Peristiwa yang menyebabkan terjadinya sejarah pengkristenan suku-suku Batak, ialah keputusan yang diambil oelh "Rheiniskhe Missionsgesellskhaft" (RMG) untuk menyebarkan Injil di situ. Sudah 25 tahun lamanya RMG bekerja di Kalimantan Selatan (lih. hlm. 146) Tetapi pemberontakan tahun 1859 sangat merugikan usahanya di daerah itu malahan pemeritah melarang Pekabaran Injil masuk ke pedalaman Kalimantan oleh karena peristiwa yang dahsyat itu. Akibatnya ialah bahwa RMG mencari bidang pekabaran Injil yang lain. Bagaimanakah mulanya sehingga RMG tertarik oleh Sumatra?

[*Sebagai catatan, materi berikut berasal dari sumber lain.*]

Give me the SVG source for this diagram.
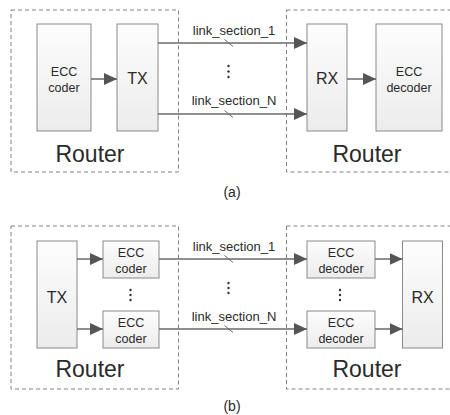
<svg xmlns="http://www.w3.org/2000/svg" width="450" height="415" viewBox="0 0 450 415">
<defs>
<linearGradient id="boxfill" x1="0" y1="0" x2="0" y2="1">
<stop offset="0" stop-color="#fdfdfd"/>
<stop offset="1" stop-color="#ececec"/>
</linearGradient>
<marker id="arr" markerUnits="userSpaceOnUse" markerWidth="13" markerHeight="12" refX="13" refY="6" orient="auto">
<path d="M0,0 L13,6 L0,12 z" fill="#555555"/>
</marker>
<style>
.box{fill:url(#boxfill);stroke:#8a8a8a;stroke-width:1}
.dash{fill:none;stroke:#808080;stroke-width:1;stroke-dasharray:4 3}
.ln{stroke:#6a6a6a;stroke-width:1.5;fill:none}
.sl{stroke:#6a6a6a;stroke-width:1;fill:none}
.dot{fill:#333}
text{font-family:"Liberation Sans",Arial,sans-serif;fill:#2a2a2a;text-anchor:middle}
.sm{font-size:12.5px}
.md{font-size:16px}
.lg{font-size:23px}
.lk{font-size:13px}
.cap{font-size:14px}
</style>
</defs>

<!-- Panel (a) -->
<g id="router-a-left"><rect class="dash" x="11" y="10" width="167.5" height="162"/><text class="lg" x="90" y="162">Router</text></g>
<g id="router-a-right"><rect class="dash" x="286.5" y="10" width="175" height="162"/><text class="lg" x="367" y="162">Router</text></g>
<g id="ecc-coder-a"><rect class="box" x="37" y="24" width="54" height="107"/><text class="sm" x="64" y="76">ECC</text><text class="sm" x="64" y="92">coder</text></g>
<g id="tx-a"><rect class="box" x="117" y="24" width="41" height="107"/><text class="md" x="137.5" y="84">TX</text></g>
<g id="rx-a"><rect class="box" x="307" y="24" width="40" height="107"/><text class="md" x="327" y="84">RX</text></g>
<g id="ecc-decoder-a"><rect class="box" x="376" y="24" width="66" height="107"/><text class="sm" x="409" y="76">ECC</text><text class="sm" x="409" y="92">decoder</text></g>
<g id="label-a"><text class="cap" x="232" y="197">(a)</text></g>

<!-- Panel (b) -->
<g id="router-b-left"><rect class="dash" x="11" y="226" width="167.5" height="163"/><text class="lg" x="90" y="377">Router</text></g>
<g id="router-b-right"><rect class="dash" x="286.5" y="226" width="175" height="163"/><text class="lg" x="367" y="377">Router</text></g>
<g id="tx-b"><rect class="box" x="37" y="241" width="40" height="107"/><text class="md" x="57" y="303">TX</text></g>
<g id="ecc-coder-b1"><rect class="box" x="103" y="241" width="56" height="37"/><text class="sm" x="131" y="257">ECC</text><text class="sm" x="131" y="273">coder</text></g>
<g id="ecc-coder-b2"><rect class="box" x="103" y="311" width="56" height="37"/><text class="sm" x="131" y="327">ECC</text><text class="sm" x="131" y="343">coder</text></g>
<g id="ecc-decoder-b1"><rect class="box" x="307" y="241" width="68" height="37"/><text class="sm" x="341" y="257">ECC</text><text class="sm" x="341" y="273">decoder</text></g>
<g id="ecc-decoder-b2"><rect class="box" x="307" y="311" width="68" height="37"/><text class="sm" x="341" y="327">ECC</text><text class="sm" x="341" y="343">decoder</text></g>
<g id="rx-b"><rect class="box" x="402.5" y="241" width="40" height="107"/><text class="md" x="422.5" y="303">RX</text></g>
<g id="label-b"><text class="cap" x="232" y="411">(b)</text></g>

<g id="connectors">
<!-- (a) -->
<line class="ln" x1="91" y1="79" x2="117" y2="79" marker-end="url(#arr)"/>
<line class="ln" x1="347" y1="79" x2="376" y2="79" marker-end="url(#arr)"/>
<line class="ln" x1="158" y1="43" x2="307" y2="43" marker-end="url(#arr)"/>
<line class="ln" x1="158" y1="114" x2="307" y2="114" marker-end="url(#arr)"/>
<line class="sl" x1="224.5" y1="39.5" x2="233" y2="46.5"/>
<line class="sl" x1="224.5" y1="110.5" x2="233" y2="117.5"/>
<text class="lk" x="234" y="35">link_section_1</text>
<text class="lk" x="234" y="105">link_section_N</text>
<circle class="dot" cx="228.5" cy="66" r="1.2"/><circle class="dot" cx="228.5" cy="71.5" r="1.2"/><circle class="dot" cx="228.5" cy="77" r="1.2"/>
<!-- (b) -->
<line class="ln" x1="77" y1="259" x2="103" y2="259" marker-end="url(#arr)"/>
<line class="ln" x1="77" y1="329" x2="103" y2="329" marker-end="url(#arr)"/>
<line class="ln" x1="159" y1="259" x2="307" y2="259" marker-end="url(#arr)"/>
<line class="ln" x1="159" y1="329" x2="307" y2="329" marker-end="url(#arr)"/>
<line class="ln" x1="375" y1="259" x2="402.5" y2="259" marker-end="url(#arr)"/>
<line class="ln" x1="375" y1="329" x2="402.5" y2="329" marker-end="url(#arr)"/>
<line class="sl" x1="224.5" y1="255.5" x2="233" y2="262.5"/>
<line class="sl" x1="224.5" y1="325.5" x2="233" y2="332.5"/>
<text class="lk" x="234" y="251">link_section_1</text>
<text class="lk" x="234" y="321">link_section_N</text>
<circle class="dot" cx="228.5" cy="283" r="1.2"/><circle class="dot" cx="228.5" cy="288" r="1.2"/><circle class="dot" cx="228.5" cy="293" r="1.2"/>
<circle class="dot" cx="130.5" cy="290" r="1.2"/><circle class="dot" cx="130.5" cy="295" r="1.2"/><circle class="dot" cx="130.5" cy="300" r="1.2"/>
<circle class="dot" cx="340" cy="290" r="1.2"/><circle class="dot" cx="340" cy="295" r="1.2"/><circle class="dot" cx="340" cy="300" r="1.2"/>
</g>
</svg>
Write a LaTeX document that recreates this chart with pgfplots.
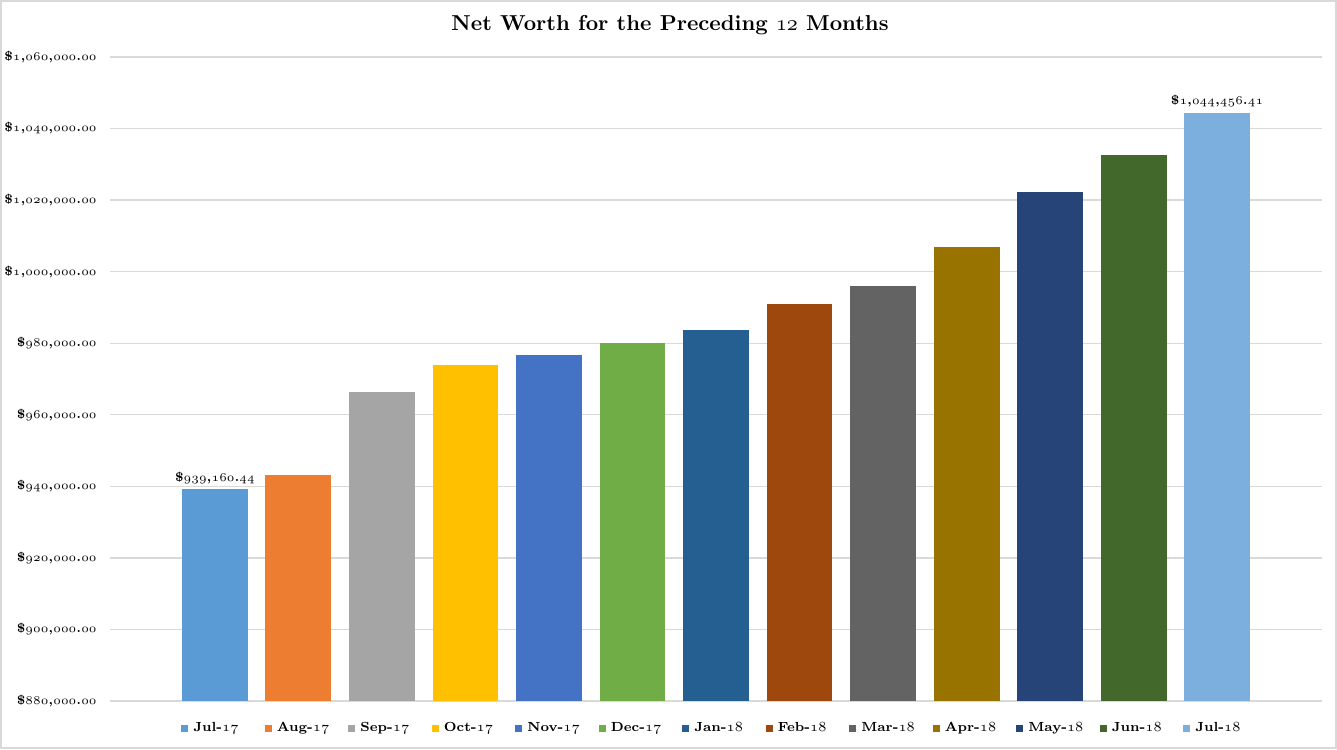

Bolehlah dikatakan bahwa secara kebetulan telah terjadi suatu peristiwa yang tiada berarti apa-apa, namun akibatnya sangatlah luas. Pada perkunjungannya ke Belanda untuk membicarakan hal-hal mengenai pekabaran Injil di Indonesia, maka ketua RMG secara kebetulan melihat buku-buku Neubronner van der Tuuk yang baru diterbitkan. Hal itu dianggap olehnya sebagai petunjuk dari Tuhan sendiri. Bukankah suku-suku Batak itu sudah siap untuk dikerjakan oleh para pekabar Injil? Bahasanya sudah selesai diselidiki, adat istiadatnya sudah diketahui; sudah pula diakui bahwa Injil itu perlu dibawa ke antara mereka supaya suku itu sudah dikristenkan sebelum Islam berpengaruh di sana. Dengan cepatnya RMG mengambil keputusan untuk mengutus dengan segera para pekabar Injil yang telah menganggur di Kalimantan ke Sumatra. Pula diberangkatkan dari Jerman para pekabar Injil yang baru! Termasuk juga di antaranya seorang pekabar Injil Belanda yang sudah dipekerjakan di situ. Pada tanggal 7 Oktober 1861 maka ke-4 pekabar Injil itu sudah dapat mengadakan konperensi yang pertama di Sipirok untuk merencanakan pekerjaan bersama. Tanggal ini kemudian ditetapkan oleh HKBP sebagai tanggal kelahirannya. Menurut pendapat kami, sebaiknya, tanggal 31 Maret 1861 dijadikan tanggal lahirnya Gereja. Sebab pada hari itulah dilakukan baptisan yang pertama. Baptisan yang pertama ini dilakukan terhadap 2 orang Batak di Sipirok.
Sejarah HKBP (Huria Kristen Batak Protestan) yang telah 100 tahun lamanya merupakan suatu bagian yang paling menarik dari sejarah Gereja di Indonesia pada umumnya. Memang hanya garis-garis besarnya saja yang dapat dibentangkan di sini.